For those who believe that the U.S. stock market feels like it will never decline (and that global easing is the panacea for growth and will produce ever-rising share prices), I suggest you look at the price of gold in mid-September 2011 and/or the price of Apple's ( AAPL) shares in late-September 2012. At those points in time, investor sentiment was at an extreme. Now look at the subsequent price drops following those heights and where those prices stand today. Gold futures have dropped by almost 10% since last Thursday's close, following a lengthy decline that had already occurred, and Apple's shares now stand at near $425 a share compared to $700 a share just six months ago. Holders of gold (or gold-mining shares) and/or Apple shares feel far different today than when the commodity or shares were embraced in an extreme sentiment pull toward inappropriate valuations months ago. The only thing I remain certain of is the lack of certainty and that some of the emerging fundamental and technical conditions are consistent with classic top signs over stock market history.

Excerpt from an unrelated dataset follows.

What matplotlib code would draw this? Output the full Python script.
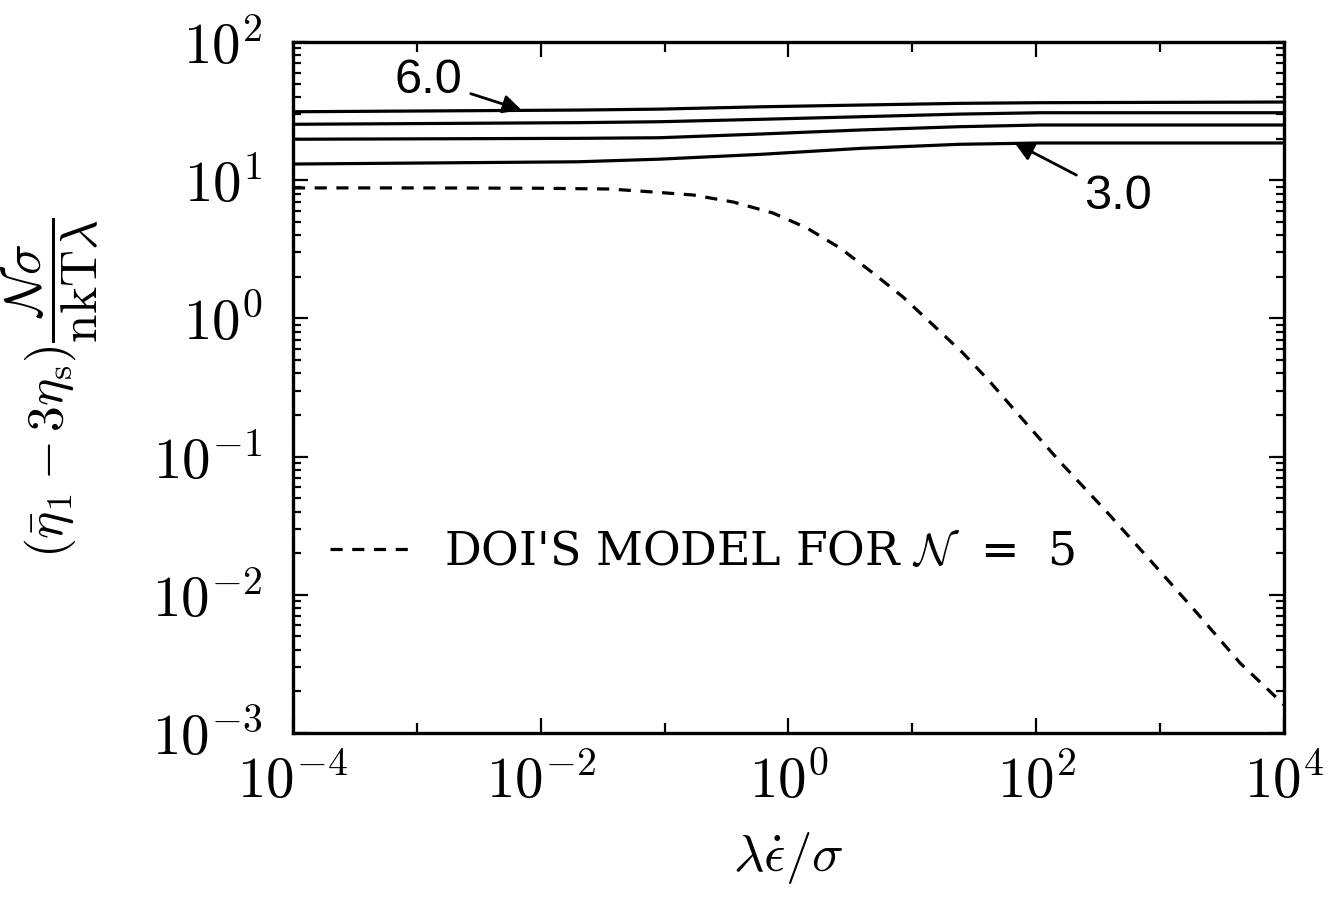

Global Growth Is Slowing, and a U.S. Recession Is Possible
Instead of producing an acceleration in economic growth in the U.S. and elsewhere, it is my view that global growth is now starting to slow to a rate that jeopardizes the bullish consensus on corporate profits. In the U.S., it can now be argued that the marginal impact of more monetary stimulation is not only having a limited impact but that it may be beginning to even have a negative effect on growth in the real economy by robbing interest income from the savings class. I maintain an out-of-consensus view that a recession in the U.S.by 2014 holds about a 50% probability. Meanwhile the outlook for the European economies deteriorates almost daily. This is particularly true for the southern countries in the eurozone that appear to be in an economic death spiral. The most recent economic data out of France has been much worse than generally forecast, and, not surprisingly, Germany appears to be catching a bad economic cold. Last night, following weaker-than-expected economic data from the U.S. and eurozone, China's GDP economic data and industrial production release failed to meet expectations, serving to reinforce the notion that the pace of global economic activity is moderating. But even before yesterday's data, China's rosy economic outlook could be disputed as the on-the-ground data are generally inconsistent with the public healthy growth releases.